Australia’s productivity rate – the level of output per hour worked – fell by -0.6 per cent in the March quarter, leaving the annual rate at 0.3 per cent, well below the government’s already downgraded long-run assumption of 1.2 per cent.

Dr Robson said some electricity sector investments had focused on quality improvements and when they were taken into consideration the decline in productivity was not as bad as first ­appeared. He noted that from 2006-07 to 2023-24, quality adjusted productivity fell 8 per cent for the distribution element of the electricity sector and 15 per cent for the transmission element.

When the quality improvements were not incorporated then the measures declined by 24 per cent and 26 per cent respectively.

Dr Robson said governments should do more to help ensure this transformation evolved in the “most productive way possible”.

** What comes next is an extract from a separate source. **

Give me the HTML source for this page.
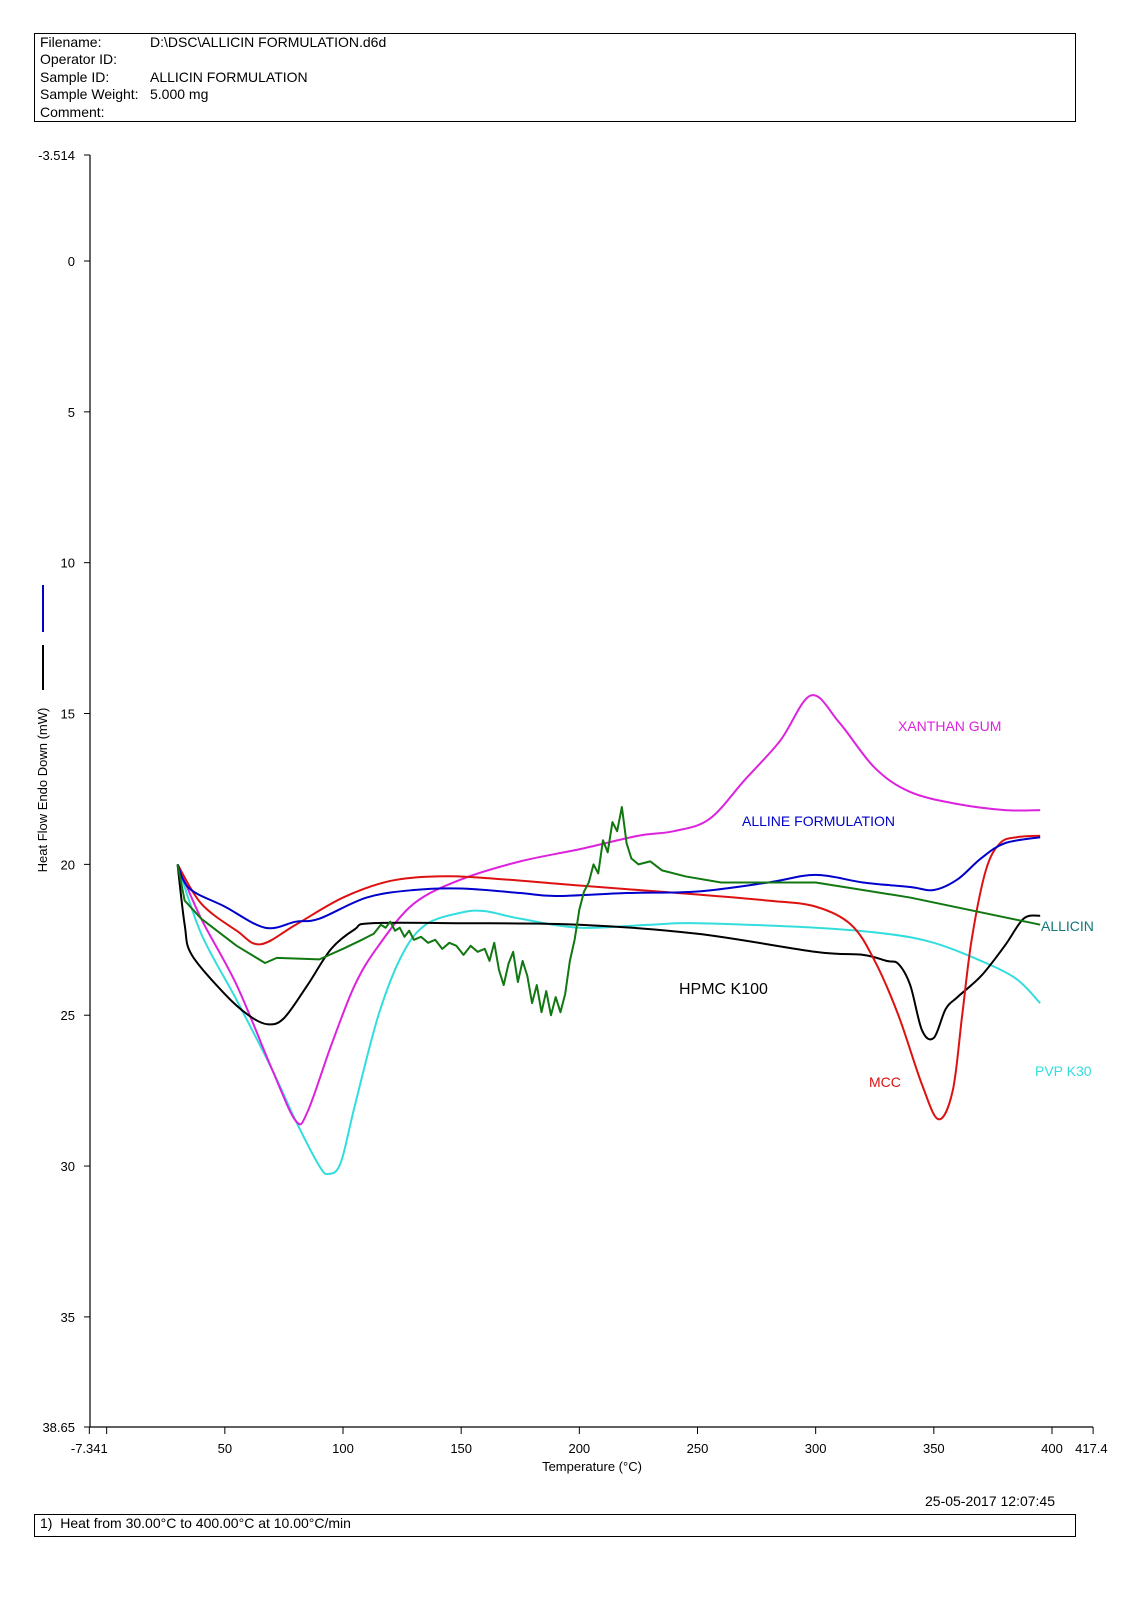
<!DOCTYPE html>
<html><head><meta charset="utf-8">
<style>
body{margin:0;background:#fff;font-family:"Liberation Sans",Arial,sans-serif;}
#wrap{position:relative;width:1144px;height:1618px;overflow:hidden;}
.t{position:absolute;font-size:14px;color:#000;white-space:nowrap;}
</style></head>
<body>
<div id="wrap">
<div style="position:absolute;left:34px;top:33px;width:1040px;height:87px;border:1px solid #000;"></div>
<div class="t" style="left:40px;top:34px;line-height:17.4px;">Filename:<br>Operator ID:<br>Sample ID:<br>Sample Weight:<br>Comment:</div>
<div class="t" style="left:150px;top:34px;line-height:17.4px;">D:\DSC\ALLICIN FORMULATION.d6d<br>&nbsp;<br>ALLICIN FORMULATION<br>5.000 mg<br>&nbsp;</div>
<svg id="chart" width="1144" height="1618" style="position:absolute;left:0;top:0"></svg>
<div class="t" style="left:925px;top:1493px;">25-05-2017 12:07:45</div>
<div style="position:absolute;left:34px;top:1514px;width:1040px;height:21px;border:1px solid #000;"></div>
<div class="t" style="left:40px;top:1515px;">1)&nbsp; Heat from 30.00°C to 400.00°C at 10.00°C/min</div>
</div>
<script>
const xTicks=[50,100,150,200,250,300,350,400];
const yTicks=[0,5,10,15,20,25,30,35];
const blueT=[30,35,50,67,80,90,110,130,150,175,190,220,250,280,300,320,340,350,360,370,380,395];
const blueV=[20,20.8,21.4,22.1,21.9,21.8,21.1,20.85,20.8,20.95,21.05,20.95,20.9,20.6,20.35,20.6,20.75,20.85,20.5,19.8,19.3,19.1];
const redT=[30,40,55,65,80,100,120,140,160,200,250,280,300,315,325,335,345,352,358,362,366,372,378,385,395];
const redV=[20,21.3,22.2,22.65,22.0,21.1,20.55,20.4,20.45,20.7,21.0,21.2,21.4,22.0,23.2,25.0,27.3,28.45,27.5,25,22.5,20.2,19.3,19.1,19.05];
const greenT=[30,33,40,55,67,72,90,100,108,113,116,118,120,122,124,126,128,130,133,136,139,142,145,148,151,154,157,160,162,164,166,168,170,172,174,176,178,180,182,184,186,188,190,192,194,196,198,200,202,204,206,208,210,212,214,216,218,220,222,225,230,235,245,260,300,340,395];
const greenV=[20,21.2,21.8,22.7,23.27,23.1,23.15,22.8,22.5,22.3,22.0,22.1,21.9,22.2,22.1,22.4,22.2,22.5,22.4,22.6,22.5,22.8,22.6,22.7,23.0,22.7,22.9,22.8,23.2,22.6,23.5,24.0,23.3,22.9,23.9,23.2,23.7,24.6,24.0,24.9,24.2,25.0,24.4,24.9,24.3,23.2,22.5,21.5,20.9,20.6,20.0,20.3,19.2,19.6,18.6,18.9,18.1,19.3,19.8,20.0,19.9,20.2,20.4,20.6,20.6,21.1,22.0];
const blackT=[30,33,36,50,60,68,75,85,95,105,112,150,200,250,300,320,330,335,340,345,350,355,360,370,380,388,395];
const blackV=[20,22.0,23.0,24.3,25.0,25.3,25.1,24.0,22.8,22.15,21.95,21.95,22.0,22.3,22.9,23.0,23.2,23.3,24.0,25.5,25.75,24.8,24.4,23.7,22.7,21.8,21.7];
const magT=[30,40,55,70,80,85,95,105,115,130,150,175,200,225,240,255,270,285,298,310,325,340,360,380,395];
const magV=[20,21.8,24.0,26.8,28.5,28.2,26.0,24.0,22.7,21.3,20.5,19.9,19.5,19.05,18.9,18.5,17.2,15.9,14.4,15.3,16.8,17.6,18.0,18.2,18.2];
const cyanT=[30,40,55,70,80,90,94,99,105,115,125,135,150,160,175,200,230,250,300,330,350,370,385,395];
const cyanV=[20,22.3,24.5,26.8,28.5,30.0,30.26,29.9,28.0,25.0,23.0,22.0,21.6,21.55,21.8,22.1,22.0,21.95,22.1,22.3,22.6,23.2,23.8,24.6];

const X0=343,XS=2.3633,Y0=155,YS=1272/42.164,YMIN=-3.514;
function sx(t){return X0+(t-100)*XS;}
function sy(v){return Y0+(v-YMIN)*YS;}
const svg=document.getElementById('chart');
const NS='http://www.w3.org/2000/svg';
function mk(tag,attrs){const e=document.createElementNS(NS,tag);for(const k in attrs)e.setAttribute(k,attrs[k]);svg.appendChild(e);return e;}
function txt(x,y,s,anchor,fill,size){const e=mk('text',{x:x,y:y,'text-anchor':anchor,fill:fill,'font-size':size,'font-family':'Liberation Sans, Arial, sans-serif'});e.textContent=s;return e;}

let ax=mk('path',{d:`M90 ${sy(YMIN)} L90 ${sy(38.65)} L1093 ${sy(38.65)}`,stroke:'#000',fill:'none','stroke-width':1.2});


let t1=mk('line',{x1:84,x2:90,y1:sy(YMIN),y2:sy(YMIN),stroke:'#000'});


let l1=txt(75,sy(YMIN)+5,'-3.514','end','#000',13);


let l2=txt(75,sy(38.65)+5,'38.65','end','#000',13);


let t2=mk('line',{x1:84,x2:90,y1:sy(38.65),y2:sy(38.65),stroke:'#000'});


yTicks.forEach(v=>{
  const t=mk('line',{x1:84,x2:90,y1:sy(v),y2:sy(v),stroke:'#000'});
  
  
  const l=txt(75,sy(v)+5,String(v),'end','#000',13);
  
  
});
[-7.341,0].concat(xTicks).concat([417.4]).forEach(v=>{
  const t=mk('line',{x1:sx(v),x2:sx(v),y1:sy(38.65),y2:sy(38.65)+7,stroke:'#000'});
  
  
});
[-7.341].concat(xTicks).concat([417.4]).forEach(v=>{
  const l=txt(v===417.4?sx(v)-18:sx(v),1453,String(v),v===417.4?'start':'middle','#000',13);
  
  
});
let xt=txt(592,1471,'Temperature (°C)','middle','#000',13);


let yt=txt(0,0,'Heat Flow Endo Down (mW)','middle','#000',13);
yt.setAttribute('transform','translate(47,790) rotate(-90)');


let lb=mk('line',{x1:43,x2:43,y1:585,y2:632,stroke:'#0000cc','stroke-width':2});


let lk=mk('line',{x1:43,x2:43,y1:645,y2:690,stroke:'#000','stroke-width':2});



function smooth(T,V){
  const p=T.map((t,i)=>[sx(t),sy(V[i])]);
  let d=`M${p[0][0]} ${p[0][1]}`;
  for(let i=0;i<p.length-1;i++){
    const a=p[Math.max(0,i-1)],b=p[i],c=p[i+1],e=p[Math.min(p.length-1,i+2)];
    d+=` C${b[0]+(c[0]-a[0])/6} ${b[1]+(c[1]-a[1])/6} ${c[0]-(e[0]-b[0])/6} ${c[1]-(e[1]-b[1])/6} ${c[0]} ${c[1]}`;
  }
  return d;
}
function poly(T,V){return 'M'+T.map((t,i)=>sx(t)+' '+sy(V[i])).join(' L');}
const series=[
 [cyanT,cyanV,'#33dddd','series-pvp-k30',true],
 [magT,magV,'#dd22dd','series-xanthan-gum',true],
 [blackT,blackV,'#000000','series-hpmc-k100',true],
 [redT,redV,'#dd1111','series-mcc',true],
 [blueT,blueV,'#0000cc','series-alline-formulation',true],
 [greenT,greenV,'#117711','series-allicin',false]
];
series.forEach(s=>{
  const p=mk('path',{d:s[4]?smooth(s[0],s[1]):poly(s[0],s[1]),stroke:s[2],fill:'none','stroke-width':2,'stroke-linejoin':'round'});
  
  
});
const labels=[[898,731,'XANTHAN GUM','#dd22dd',14,'label-xanthan-gum'],[742,826,'ALLINE FORMULATION','#0000cc',14,'label-alline-formulation'],[1041,931,'ALLICIN','#117777',14,'label-allicin'],[679,994,'HPMC K100','#000',16,'label-hpmc-k100'],[869,1087,'MCC','#dd1111',14,'label-mcc'],[1035,1076,'PVP K30','#33dddd',14,'label-pvp-k30']];
labels.forEach(l=>{
  const e=txt(l[0],l[1],l[2],'start',l[3],l[4]);
  
  
});
</script>
</body></html>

“Australia should continue to identify and act on opportunities to improve productivity through the most efficient and cost-­effective investments,” he said.

Assistant Technology Minister Andrew Charlton this week said energy-­hungry data centres could be used to “accelerate our energy transition rather than threaten it” by lifting the level of investment in renewable energy. “But large new (data centre) loads arriving faster than generation and transmission can expand could push up prices for everyone if not carefully managed,” Dr Charlton said at the Sydney Institute.

“We expect data centres to underwrite new renewable power supply. That means they must bring their own generation, not draw down everyone else’s. We expect them to pay their full share of grid connection, so those costs are never passed to households and businesses. We expect them to support the system through demand flexibility, to be a grid asset rather than a grid burden.”